◆ **Problem statement**: Retype word for word the first line of the listing and each line after it up to the line with "0.37, 0.40, 0.36, 0.38, 0.37, 0.37, 0, 0]", with the pictures taken out.

----

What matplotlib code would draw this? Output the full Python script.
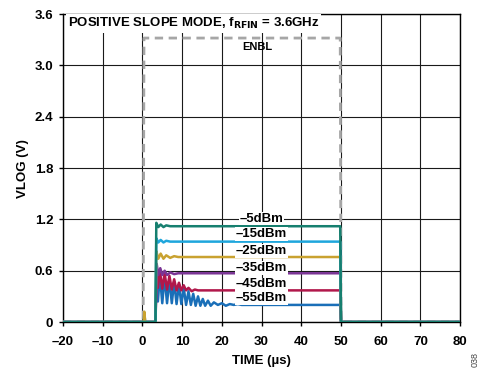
import matplotlib
matplotlib.use("Agg")
import matplotlib.pyplot as plt

plt.rcParams['font.family'] = ['Liberation Sans', 'DejaVu Sans']
plt.rcParams['font.weight'] = 'bold'

# ENBL (gray dashed)
enbl_t = [-20, 0.2, 0.4, 49.8, 50.0, 80]
enbl_v = [0, 0, 3.32, 3.32, 0, 0]

# traces
t_m5 = [-20, 3.3, 3.5, 4.0, 4.6, 5.3, 6.0, 7.0, 8.0, 49.8, 50.0, 80]
v_m5 = [0, 0, 1.16, 1.11, 1.14, 1.11, 1.13, 1.12, 1.12, 1.12, 0, 0]

t_m15 = [-20, 3.3, 3.5, 4.0, 4.6, 5.3, 6.0, 7.0, 8.0, 49.8, 50.0, 80]
v_m15 = [0, 0, 0.98, 0.93, 0.96, 0.93, 0.95, 0.94, 0.94, 0.94, 0, 0]

t_m25 = [-20, 0.3, 0.5, 0.7, 3.3, 3.5, 4.0, 4.6, 5.3, 6.0, 7.0, 8.0, 9.0, 49.8, 50.0, 80]
v_m25 = [0, 0, 0.12, 0, 0, 0.83, 0.74, 0.80, 0.74, 0.78, 0.75, 0.77, 0.76, 0.76, 0, 0]

t_m35 = [-20, 3.3, 3.6, 4.0, 4.5, 5.0, 5.6, 6.2, 7.0, 8.0, 9.0, 49.8, 50.0, 80]
v_m35 = [0, 0, 0.68, 0.55, 0.63, 0.55, 0.60, 0.55, 0.58, 0.56, 0.57, 0.57, 0, 0]

t_m45 = [-20, 3.3, 3.6, 3.9, 4.4, 5.0, 5.6, 6.2, 6.8, 7.4, 8.0, 8.6, 9.2, 9.8, 10.4,
         11.0, 11.6, 12.4, 13.2, 14.0, 49.8, 50.0, 80]
v_m45 = [0, 0, 0.62, 0.40, 0.60, 0.39, 0.57, 0.38, 0.54, 0.38, 0.50, 0.37, 0.46, 0.37, 0.43,
         0.37, 0.40, 0.36, 0.38, 0.37, 0.37, 0, 0]

t_m55 = [-20, 0.3, 0.5, 0.7, 3.3, 3.5, 3.9, 4.4, 5.0, 5.6, 6.2, 6.8, 7.4, 8.0, 8.6, 9.2,
         9.8, 10.4, 11.0, 11.6, 12.2, 12.8, 13.4, 14.0, 14.6, 15.2, 15.8, 16.5, 17.2,
         18.0, 19.0, 20.0, 21.0, 22.0, 23.0, 24.0, 25.0, 49.8, 50.0, 80]
v_m55 = [0, 0, 0.10, 0, 0, 0.58, 0.24, 0.55, 0.22, 0.53, 0.22, 0.50, 0.22, 0.47, 0.21, 0.44,
         0.21, 0.40, 0.20, 0.36, 0.20, 0.33, 0.19, 0.30, 0.19, 0.27, 0.19, 0.25, 0.19,
         0.23, 0.20, 0.22, 0.19, 0.21, 0.20, 0.21, 0.20, 0.20, 0, 0]

series = [
    ("–55dBm", "#1a6fb8", t_m55, v_m55, 0.28),
    ("–45dBm", "#b1184b", t_m45, v_m45, 0.44),
    ("–35dBm", "#7b3595", t_m35, v_m35, 0.63),
    ("–25dBm", "#c9a230", t_m25, v_m25, 0.83),
    ("–15dBm", "#1fa6dc", t_m15, v_m15, 1.03),
    ("–5dBm", "#167f6f", t_m5, v_m5, 1.21),
]

xticks = [-20, -10, 0, 10, 20, 30, 40, 50, 60, 70, 80]
xticklabels = ["–20", "–10", "0", "10", "20", "30", "40", "50", "60", "70", "80"]
yticks = [0, 0.6, 1.2, 1.8, 2.4, 3.0, 3.6]
yticklabels = ["0", "0.6", "1.2", "1.8", "2.4", "3.0", "3.6"]

fig = plt.figure(figsize=(4.88, 3.71), dpi=100)
ax = fig.add_axes([0.129, 0.132, 0.814, 0.830])

ax.set_xlim(-20, 80)
ax.set_ylim(0, 3.6)
ax.set_xticks(xticks)
ax.set_xticklabels(xticklabels)
ax.set_yticks(yticks)
ax.set_yticklabels(yticklabels)
ax.tick_params(axis='y', length=3, width=1, labelsize=9.5, pad=4)
ax.tick_params(axis='x', length=3, width=1, labelsize=9.5, pad=7)
for lab in ax.get_xticklabels() + ax.get_yticklabels():
    lab.set_fontweight('bold')
ax.grid(True, color='#1a1a1a', linewidth=0.8)
ax.set_axisbelow(True)
for s in ax.spines.values():
    s.set_linewidth(1.0)
    s.set_color('black')

ax.plot(enbl_t, enbl_v, color='#a6a6a6', linewidth=2.0, linestyle=(0, (3, 2)), zorder=3)

for lab, col, tt, vv, ly in series:
    ax.plot(tt, vv, color=col, linewidth=1.8, zorder=4)
for lab, col, tt, vv, ly in series:
    ax.text(30, ly, lab, ha='center', va='center', fontsize=9.5, fontweight='bold',
            bbox=dict(facecolor='white', edgecolor='none', pad=0.5), zorder=6)

ax.text(29.0, 3.22, "ENBL", ha='center', va='center', fontsize=8, fontweight='bold', zorder=6)

ax.text(-18.8, 3.49, r"POSITIVE SLOPE MODE, f$_{\mathbf{RFIN}}$ = 3.6GHz", ha='left', va='center',
        fontsize=9.5, fontweight='bold',
        bbox=dict(facecolor='white', edgecolor='none', pad=1.5), zorder=7)

ax.set_xlabel("TIME (µs)", fontsize=9.5, fontweight='bold', labelpad=5)
ax.set_ylabel("VLOG (V)", fontsize=9.5, fontweight='bold', labelpad=4)

fig.text(0.974, 0.03, "038", rotation=90, fontsize=6.5, fontweight='normal', ha='center', va='center', color='#444444')

fig.savefig("out.png", dpi=100)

----

◆ **Response to the exercise**:
What matplotlib code would draw this? Output the full Python script.
import matplotlib
matplotlib.use("Agg")
import matplotlib.pyplot as plt

plt.rcParams['font.family'] = ['Liberation Sans', 'DejaVu Sans']
plt.rcParams['font.weight'] = 'bold'

# ENBL (gray dashed)
enbl_t = [-20, 0.2, 0.4, 49.8, 50.0, 80]
enbl_v = [0, 0, 3.32, 3.32, 0, 0]

# traces
t_m5 = [-20, 3.3, 3.5, 4.0, 4.6, 5.3, 6.0, 7.0, 8.0, 49.8, 50.0, 80]
v_m5 = [0, 0, 1.16, 1.11, 1.14, 1.11, 1.13, 1.12, 1.12, 1.12, 0, 0]

t_m15 = [-20, 3.3, 3.5, 4.0, 4.6, 5.3, 6.0, 7.0, 8.0, 49.8, 50.0, 80]
v_m15 = [0, 0, 0.98, 0.93, 0.96, 0.93, 0.95, 0.94, 0.94, 0.94, 0, 0]

t_m25 = [-20, 0.3, 0.5, 0.7, 3.3, 3.5, 4.0, 4.6, 5.3, 6.0, 7.0, 8.0, 9.0, 49.8, 50.0, 80]
v_m25 = [0, 0, 0.12, 0, 0, 0.83, 0.74, 0.80, 0.74, 0.78, 0.75, 0.77, 0.76, 0.76, 0, 0]

t_m35 = [-20, 3.3, 3.6, 4.0, 4.5, 5.0, 5.6, 6.2, 7.0, 8.0, 9.0, 49.8, 50.0, 80]
v_m35 = [0, 0, 0.68, 0.55, 0.63, 0.55, 0.60, 0.55, 0.58, 0.56, 0.57, 0.57, 0, 0]

t_m45 = [-20, 3.3, 3.6, 3.9, 4.4, 5.0, 5.6, 6.2, 6.8, 7.4, 8.0, 8.6, 9.2, 9.8, 10.4,
         11.0, 11.6, 12.4, 13.2, 14.0, 49.8, 50.0, 80]
v_m45 = [0, 0, 0.62, 0.40, 0.60, 0.39, 0.57, 0.38, 0.54, 0.38, 0.50, 0.37, 0.46, 0.37, 0.43,
         0.37, 0.40, 0.36, 0.38, 0.37, 0.37, 0, 0]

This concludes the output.